**** Extracted data ****

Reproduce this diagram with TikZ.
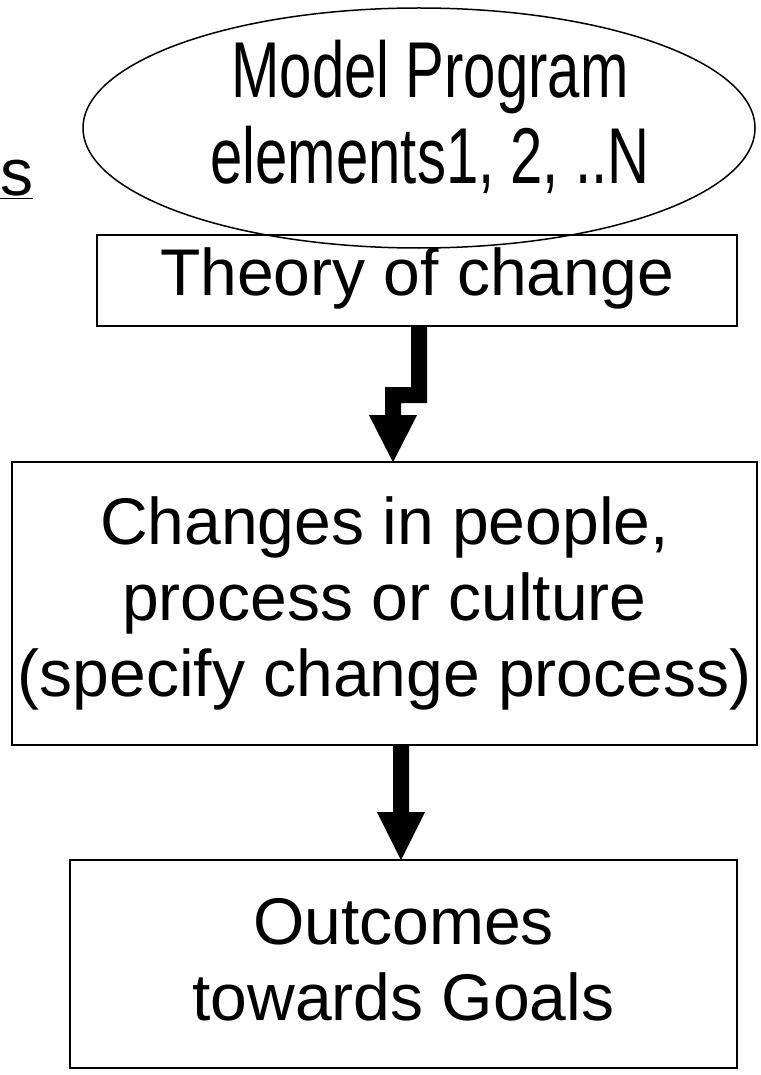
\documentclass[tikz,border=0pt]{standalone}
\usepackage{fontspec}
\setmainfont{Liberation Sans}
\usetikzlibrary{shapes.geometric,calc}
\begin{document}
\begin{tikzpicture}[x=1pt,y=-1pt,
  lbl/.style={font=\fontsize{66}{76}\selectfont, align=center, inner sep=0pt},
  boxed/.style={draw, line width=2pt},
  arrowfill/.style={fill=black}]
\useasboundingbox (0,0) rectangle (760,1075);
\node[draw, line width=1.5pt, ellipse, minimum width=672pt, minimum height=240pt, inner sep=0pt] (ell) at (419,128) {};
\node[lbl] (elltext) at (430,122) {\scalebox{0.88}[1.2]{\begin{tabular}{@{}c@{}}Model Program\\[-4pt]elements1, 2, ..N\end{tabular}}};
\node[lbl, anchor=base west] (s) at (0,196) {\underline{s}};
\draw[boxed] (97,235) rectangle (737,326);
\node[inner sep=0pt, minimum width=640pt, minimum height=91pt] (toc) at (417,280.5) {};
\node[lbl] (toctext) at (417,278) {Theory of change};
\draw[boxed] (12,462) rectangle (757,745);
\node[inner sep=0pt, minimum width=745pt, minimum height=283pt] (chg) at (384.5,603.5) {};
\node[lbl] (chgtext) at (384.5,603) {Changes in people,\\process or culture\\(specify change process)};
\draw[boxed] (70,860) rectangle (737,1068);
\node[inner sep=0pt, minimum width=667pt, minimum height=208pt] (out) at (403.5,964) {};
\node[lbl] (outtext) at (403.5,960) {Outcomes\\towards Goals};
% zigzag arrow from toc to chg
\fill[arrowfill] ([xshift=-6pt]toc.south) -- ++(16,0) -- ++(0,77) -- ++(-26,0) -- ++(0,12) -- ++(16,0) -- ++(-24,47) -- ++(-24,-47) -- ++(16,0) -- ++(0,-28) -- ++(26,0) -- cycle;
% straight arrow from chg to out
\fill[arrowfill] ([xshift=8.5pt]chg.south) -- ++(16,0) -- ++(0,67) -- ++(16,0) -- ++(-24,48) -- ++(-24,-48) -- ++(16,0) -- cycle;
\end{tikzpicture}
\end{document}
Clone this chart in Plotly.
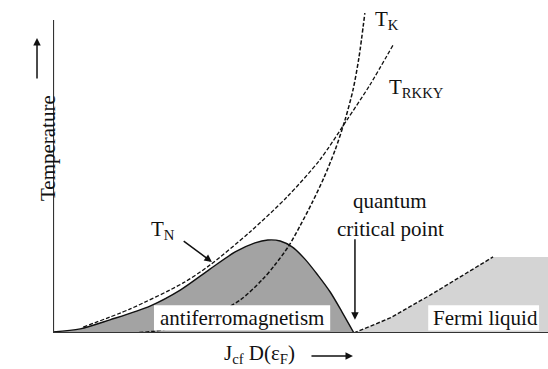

****

- [Task description]
Print all of the entries word for word. Skip any images they contain.

- [Solution for this task]
Reproduce this diagram with TikZ.
\documentclass[tikz,border=0pt]{standalone}
\usepackage{fontspec}
\setmainfont{Liberation Sans}
\usetikzlibrary{shapes.geometric,calc}
\begin{document}
\begin{tikzpicture}[x=1pt,y=-1pt,
  lbl/.style={font=\fontsize{66}{76}\selectfont, align=center, inner sep=0pt},
  boxed/.style={draw, line width=2pt},
  arrowfill/.style={fill=black}]
\useasboundingbox (0,0) rectangle (760,1075);
\node[draw, line width=1.5pt, ellipse, minimum width=672pt, minimum height=240pt, inner sep=0pt] (ell) at (419,128) {};
\node[lbl] (elltext) at (430,122) {\scalebox{0.88}[1.2]{\begin{tabular}{@{}c@{}}Model Program\\[-4pt]elements1, 2, ..N\end{tabular}}};
\node[lbl, anchor=base west] (s) at (0,196) {\underline{s}};
\draw[boxed] (97,235) rectangle (737,326);
\node[inner sep=0pt, minimum width=640pt, minimum height=91pt] (toc) at (417,280.5) {};
\node[lbl] (toctext) at (417,278) {Theory of change};
\draw[boxed] (12,462) rectangle (757,745);
\node[inner sep=0pt, minimum width=745pt, minimum height=283pt] (chg) at (384.5,603.5) {};
\node[lbl] (chgtext) at (384.5,603) {Changes in people,\\process or culture\\(specify change process)};
\draw[boxed] (70,860) rectangle (737,1068);
\node[inner sep=0pt, minimum width=667pt, minimum height=208pt] (out) at (403.5,964) {};
\node[lbl] (outtext) at (403.5,960) {Outcomes\\towards Goals};
% zigzag arrow from toc to chg
\fill[arrowfill] ([xshift=-6pt]toc.south) -- ++(16,0) -- ++(0,77) -- ++(-26,0) -- ++(0,12) -- ++(16,0) -- ++(-24,47) -- ++(-24,-47) -- ++(16,0) -- ++(0,-28) -- ++(26,0) -- cycle;
% straight arrow from chg to out
\fill[arrowfill] ([xshift=8.5pt]chg.south) -- ++(16,0) -- ++(0,67) -- ++(16,0) -- ++(-24,48) -- ++(-24,-48) -- ++(16,0) -- cycle;
\end{tikzpicture}
\end{document}
Clone this chart in Plotly.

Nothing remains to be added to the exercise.